12 Ver, por exemplo, Noticias da Imprensa sobre o Jardim Edite, Liminar em ACP que impede a remoção da favela do Jardim Edite, Jardim Edite: Promotoria entra com ação contra remoção de moradores e "Quero ver quem vai me tirar", por exemplo. Só depois que o despejo foi barrado pela ação dos/as movimentos é que a prefeitura muda ligeiramente o seu discurso: Região de nova ponte terá conjuntos habitacionais, mesmo porque o Jardim Edite está numa Zona Especial de Interesse Social.

14 É realmente notável a adoção do estilo neoclássico nos novos edifícios paulistanos porque se trata de um acompanhamento arquitetônico da política de gentrificação do espaço urbano: o neoclássico é o estilo que faz com que qualquer cidade se assemelhe com uma variante pré-moldada da Paris pós-Haussmann. Talvez o exemplo mais famoso de edifício neoclássico seja o prédio da Daslu. Sobre o neoclássico na arquitetura paulistana, ver trechos de entrevista com o arquiteto Paulo Mendes da Rocha. O primeiro surto de urbanização do Morumbi e arredores, dos anos 50 a fins de 90, foi caracterizado pela construção de mansões, pelo estádio do Morumbi e pelo Palácio dos Bandeirantes (e que consequentemente estão associados ao nascimento das favelas do Real Parque, do Jardim Panorama e do Paraisópolis, cujos moradores foram os construtores das mansões, do estádio e do palácio; sobre isso ver Real Parque: a história dos indesejados e Manifesto da Favela Real Parque). Posteriormente ao nascimento das mansões, bairros como o Portal do Morumbi e o Real Parque ganharam condomínios fechados. Hoje, o novo surto não se funda mais na construção de pequenos bunkers particulares e nem dos simples condomínios: ao invés de mansões construídas uma a uma e sob encomenda, a casa dos neocons é um apartamento dentro de um shopping murado, um feudo urbano pré-fabricado onde é possível morar, trabalhar e consumir. E, se os operários das obras de antes podiam construir suas próprias casas em terrenos disponíveis na própria região, hoje isso já não é mais possível.

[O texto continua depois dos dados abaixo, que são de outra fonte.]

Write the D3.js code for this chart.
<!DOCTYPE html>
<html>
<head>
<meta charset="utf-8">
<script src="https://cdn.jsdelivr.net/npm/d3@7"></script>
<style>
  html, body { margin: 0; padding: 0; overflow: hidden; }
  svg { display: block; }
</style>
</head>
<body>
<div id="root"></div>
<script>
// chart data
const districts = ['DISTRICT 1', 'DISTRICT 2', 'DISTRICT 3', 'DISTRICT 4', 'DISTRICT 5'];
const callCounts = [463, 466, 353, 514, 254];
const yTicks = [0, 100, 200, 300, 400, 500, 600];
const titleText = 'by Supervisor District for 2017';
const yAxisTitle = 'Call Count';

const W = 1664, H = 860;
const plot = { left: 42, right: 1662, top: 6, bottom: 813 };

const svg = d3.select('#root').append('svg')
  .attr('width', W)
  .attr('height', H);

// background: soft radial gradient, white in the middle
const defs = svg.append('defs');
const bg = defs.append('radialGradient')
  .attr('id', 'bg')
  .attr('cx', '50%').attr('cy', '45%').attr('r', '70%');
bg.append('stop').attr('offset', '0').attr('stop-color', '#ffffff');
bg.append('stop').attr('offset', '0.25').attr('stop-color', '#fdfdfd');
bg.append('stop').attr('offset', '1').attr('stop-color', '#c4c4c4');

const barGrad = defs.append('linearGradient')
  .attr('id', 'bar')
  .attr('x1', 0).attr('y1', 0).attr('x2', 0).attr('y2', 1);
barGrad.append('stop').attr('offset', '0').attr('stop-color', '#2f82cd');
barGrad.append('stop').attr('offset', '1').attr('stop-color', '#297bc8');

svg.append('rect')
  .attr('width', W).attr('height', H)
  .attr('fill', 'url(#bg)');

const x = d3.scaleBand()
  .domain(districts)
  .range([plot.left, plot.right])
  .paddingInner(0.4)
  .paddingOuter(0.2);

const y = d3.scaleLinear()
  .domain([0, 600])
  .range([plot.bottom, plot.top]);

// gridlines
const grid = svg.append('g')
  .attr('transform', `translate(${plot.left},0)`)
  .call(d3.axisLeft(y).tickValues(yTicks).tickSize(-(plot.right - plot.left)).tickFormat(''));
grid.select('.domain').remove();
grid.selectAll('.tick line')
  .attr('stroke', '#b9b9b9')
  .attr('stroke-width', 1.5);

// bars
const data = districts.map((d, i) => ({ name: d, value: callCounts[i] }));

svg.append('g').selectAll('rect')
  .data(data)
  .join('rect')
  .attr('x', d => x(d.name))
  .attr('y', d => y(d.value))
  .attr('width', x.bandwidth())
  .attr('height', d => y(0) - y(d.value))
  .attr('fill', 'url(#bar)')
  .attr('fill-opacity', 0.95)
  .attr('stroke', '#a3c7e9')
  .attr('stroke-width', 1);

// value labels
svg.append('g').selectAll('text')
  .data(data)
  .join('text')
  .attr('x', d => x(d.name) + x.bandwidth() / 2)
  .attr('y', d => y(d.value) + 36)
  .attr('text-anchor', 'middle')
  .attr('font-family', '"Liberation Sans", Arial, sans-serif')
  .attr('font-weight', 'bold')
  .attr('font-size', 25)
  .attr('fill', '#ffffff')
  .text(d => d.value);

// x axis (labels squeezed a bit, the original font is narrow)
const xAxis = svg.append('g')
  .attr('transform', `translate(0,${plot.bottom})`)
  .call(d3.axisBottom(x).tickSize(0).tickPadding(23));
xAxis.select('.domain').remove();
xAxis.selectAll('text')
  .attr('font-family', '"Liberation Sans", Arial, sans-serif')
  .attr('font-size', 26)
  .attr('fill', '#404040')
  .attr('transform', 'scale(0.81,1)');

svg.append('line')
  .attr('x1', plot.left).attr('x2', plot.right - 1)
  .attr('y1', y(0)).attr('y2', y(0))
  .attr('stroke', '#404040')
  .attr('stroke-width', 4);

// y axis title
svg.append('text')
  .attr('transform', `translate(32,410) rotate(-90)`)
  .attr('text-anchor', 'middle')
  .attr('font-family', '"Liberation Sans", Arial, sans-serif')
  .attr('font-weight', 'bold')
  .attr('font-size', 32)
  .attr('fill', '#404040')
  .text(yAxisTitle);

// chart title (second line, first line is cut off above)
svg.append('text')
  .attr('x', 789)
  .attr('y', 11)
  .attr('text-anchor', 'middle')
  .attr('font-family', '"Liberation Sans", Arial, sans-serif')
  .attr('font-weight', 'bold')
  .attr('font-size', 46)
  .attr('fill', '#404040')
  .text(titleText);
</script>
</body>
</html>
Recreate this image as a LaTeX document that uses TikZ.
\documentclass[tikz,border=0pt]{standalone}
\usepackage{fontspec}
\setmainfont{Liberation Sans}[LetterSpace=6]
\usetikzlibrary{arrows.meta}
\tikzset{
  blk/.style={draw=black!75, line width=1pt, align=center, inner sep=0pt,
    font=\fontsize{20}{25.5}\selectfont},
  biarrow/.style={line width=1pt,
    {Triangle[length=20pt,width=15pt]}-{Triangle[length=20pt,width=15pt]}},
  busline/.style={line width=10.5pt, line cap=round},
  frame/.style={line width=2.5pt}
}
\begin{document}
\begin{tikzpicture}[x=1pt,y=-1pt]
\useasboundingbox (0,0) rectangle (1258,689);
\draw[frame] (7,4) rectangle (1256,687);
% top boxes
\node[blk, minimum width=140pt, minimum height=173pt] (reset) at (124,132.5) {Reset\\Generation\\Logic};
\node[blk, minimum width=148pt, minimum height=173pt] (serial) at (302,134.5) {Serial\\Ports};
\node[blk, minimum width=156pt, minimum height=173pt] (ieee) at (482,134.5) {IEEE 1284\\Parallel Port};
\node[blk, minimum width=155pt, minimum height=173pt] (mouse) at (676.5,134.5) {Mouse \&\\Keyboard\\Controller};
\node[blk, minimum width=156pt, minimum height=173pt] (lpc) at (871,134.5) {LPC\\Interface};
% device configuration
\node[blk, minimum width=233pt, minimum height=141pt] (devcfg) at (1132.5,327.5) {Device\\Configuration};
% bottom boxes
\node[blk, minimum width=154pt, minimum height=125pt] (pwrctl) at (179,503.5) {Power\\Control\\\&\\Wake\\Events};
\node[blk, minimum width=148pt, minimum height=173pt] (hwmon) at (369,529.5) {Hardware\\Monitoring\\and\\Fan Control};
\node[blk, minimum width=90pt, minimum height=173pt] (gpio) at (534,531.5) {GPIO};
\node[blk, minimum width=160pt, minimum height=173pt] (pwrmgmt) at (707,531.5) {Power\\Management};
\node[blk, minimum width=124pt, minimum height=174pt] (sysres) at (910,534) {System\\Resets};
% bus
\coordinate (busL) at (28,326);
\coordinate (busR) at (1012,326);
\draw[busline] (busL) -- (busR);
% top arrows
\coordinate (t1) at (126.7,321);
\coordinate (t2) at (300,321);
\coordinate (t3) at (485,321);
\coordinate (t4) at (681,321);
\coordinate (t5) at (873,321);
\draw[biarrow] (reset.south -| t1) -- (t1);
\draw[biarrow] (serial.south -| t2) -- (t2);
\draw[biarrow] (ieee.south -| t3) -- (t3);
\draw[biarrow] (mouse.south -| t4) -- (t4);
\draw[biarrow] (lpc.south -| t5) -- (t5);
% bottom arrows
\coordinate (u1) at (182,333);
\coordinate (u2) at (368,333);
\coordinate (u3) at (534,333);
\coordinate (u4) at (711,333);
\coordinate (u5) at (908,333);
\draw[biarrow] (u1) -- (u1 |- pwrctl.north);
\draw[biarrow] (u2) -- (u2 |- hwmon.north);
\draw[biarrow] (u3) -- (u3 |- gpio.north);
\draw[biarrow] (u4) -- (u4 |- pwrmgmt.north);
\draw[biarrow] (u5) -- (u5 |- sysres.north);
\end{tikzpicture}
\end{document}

15 A era Prestes Maia testemunhou a urbanização do centro da cidade; posteriormente, o centro expandido foi mais ou menos demarcado pela construção das marginais; no final dos anos 70, a elite segue o modelo norte-americano e busca no subúrbio a tranquilidade impossibilitada de existir num centro em decadência (leia-se: viver longe da pobreza). Agora que todos os suburbios estão apinhandos de pobres, o olhar da elite se volta para os locais disponíveis à terraplenagem do centro expandido. Como diz Paulo Mendes da Rocha , "É a contradição de que te falei. A classe chamada alta produz o próprio desastre. Ela abandonou a cidade e a população pobre ocupou-a. Você abandona uma cidade e funda outra, como Alphaville, porque teme a liberdade. A avenida São Luís, feita de habitações de alto padrão, não durou 15 anos. Mas talvez se alimente a desvalorização para, um dia, criar-se um plano de revitalização, favorecendo, de novo, a especulação. Essa não é uma boa política. Há grandes vazios na cidade."